Durante el Gobierno de Juan Perón, se pensó la pena capital para los casos de traición a la patria o de sublevación, pero no se aplicó.
En 1970, Juan Carlos Onganía la reimplantó, luego del secuestro del general Pedro Aramburu; durante los tres años del gobierno democrático siguiente fue derogada y vuelta a aplicar durante la dictadura de 1976, aunque los desaparecidos fueron asesinados sin el debido proceso y al margen de esta norma. En 1981, Néstor Evaristo, de 10 años, fue secuestrado por tres hombres que vivían en la calle, abusaron de él y lo asesinaron. Si bien un juez los había condenado a la pena de muerte, finalmente fueron sentenciados a reclusión perpetua.
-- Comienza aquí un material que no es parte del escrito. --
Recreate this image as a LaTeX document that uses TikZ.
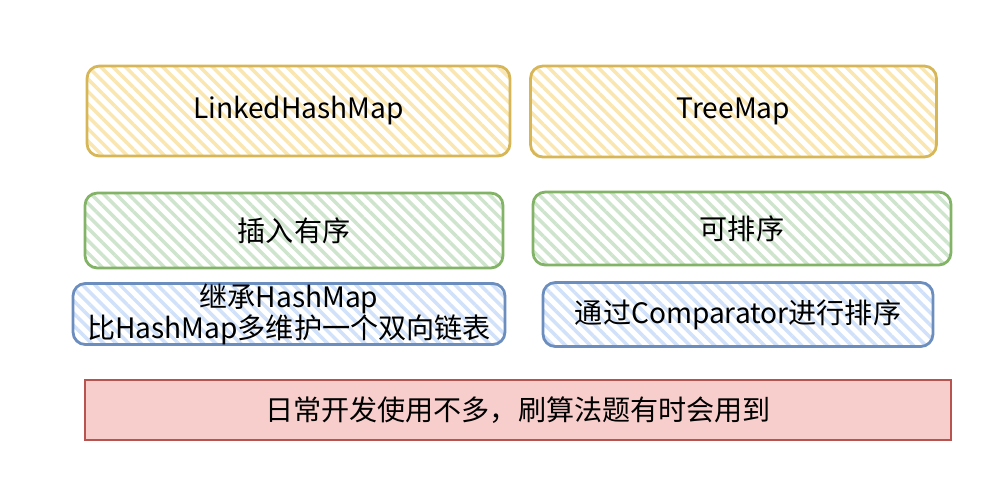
\documentclass[tikz,border=0pt]{standalone}
\usepackage{fontspec}
\setmainfont{Noto Sans CJK SC}
\usetikzlibrary{patterns.meta}
\definecolor{yelDraw}{HTML}{D6B656}
\definecolor{yelHatch}{HTML}{F9E6B0}
\definecolor{grnDraw}{HTML}{82B366}
\definecolor{grnHatch}{HTML}{CFE4CD}
\definecolor{bluDraw}{HTML}{6C8EBF}
\definecolor{bluHatch}{HTML}{D0E1F9}
\definecolor{redDraw}{HTML}{B85450}
\definecolor{redFill}{HTML}{F8CECC}
\tikzset{
  hatchbox/.style={draw, rounded corners=7pt, line width=1.6pt,
    pattern={Lines[angle=-45,distance=5pt,line width=2pt]}},
  yelbox/.style={hatchbox, draw=yelDraw, pattern color=yelHatch},
  grnbox/.style={hatchbox, draw=grnDraw, pattern color=grnHatch},
  blubox/.style={hatchbox, draw=bluDraw, pattern color=bluHatch},
  redbox/.style={draw=redDraw, fill=redFill, line width=0.9pt}
}
\begin{document}
\begin{tikzpicture}[x=0.02cm,y=-0.02cm,
    every node/.style={inner sep=0, align=center, font=\fontsize{16}{17.6}\selectfont}]
  \useasboundingbox (0,0) rectangle (1000,488);
  % top row: the two maps
  \node[yelbox, minimum width=8.46cm, minimum height=1.8cm] (lhm) at (298.5,111){LinkedHashMap};
  \node[yelbox, minimum width=8.12cm, minimum height=1.82cm] (tm) at (733.5,111.5){TreeMap};

  % ordering
  \node[grnbox, minimum width=8.36cm, minimum height=1.5cm] (lhmorder) at (294,230.5){插入有序};
  \node[grnbox, minimum width=8.36cm, minimum height=1.46cm] (tmorder) at (742,228.5){可排序};

  % how it is done
  \node[blubox, minimum width=8.64cm, minimum height=1.16cm] (lhmnote) at (289,314){继承HashMap\\比HashMap多维护一个双向链表};
  \node[blubox, minimum width=7.8cm, minimum height=1.28cm] (tmnote) at (738,314.5){通过Comparator进行排序};

  % usage
  \node[redbox, minimum width=17.32cm, minimum height=1.2cm] (usage) at (518,410){日常开发使用不多，刷算法题有时会用到};
\end{tikzpicture}
\end{document}
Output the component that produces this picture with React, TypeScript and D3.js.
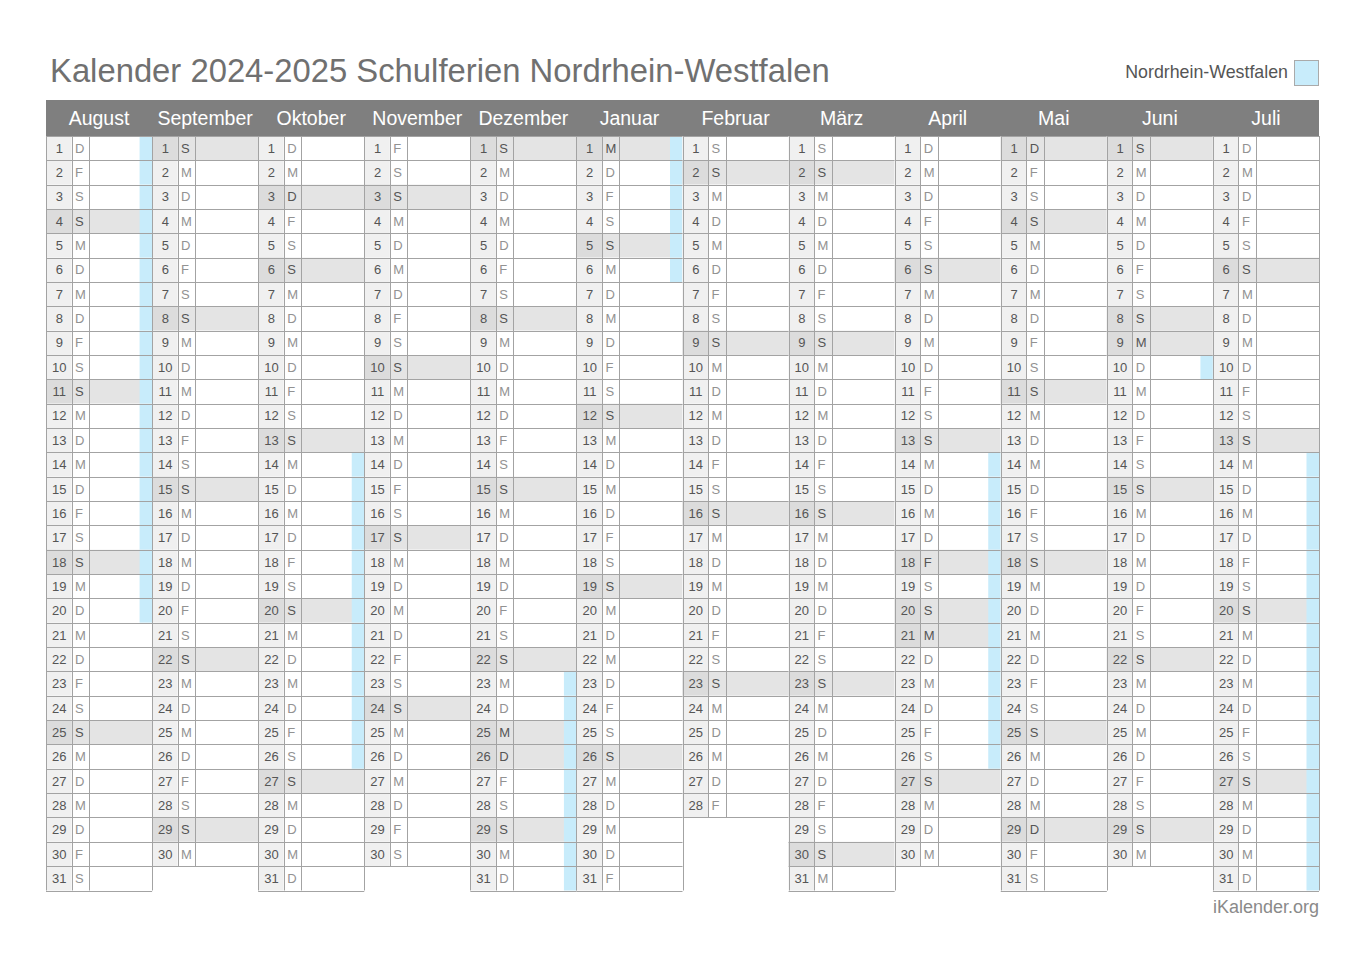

En 1984, el gobierno de Raúl Alfonsín la derogó y cuando Argentina suscribió el Pacto de San José de Costa Rica, ya no tiene posibilidad de instaurarla, a menos que denuncie el Pacto.
Ese sábado 22 de julio de 1916 se aplicaba por última vez la pena de muerte para delitos comunes. Faltaban tres meses para la asunción del primer gobierno democrático surgido de la ley Sáenz Peña. Fue en el patio de Penitenciaría Nacional, donde actualmente se ubica el Parque Las Heras.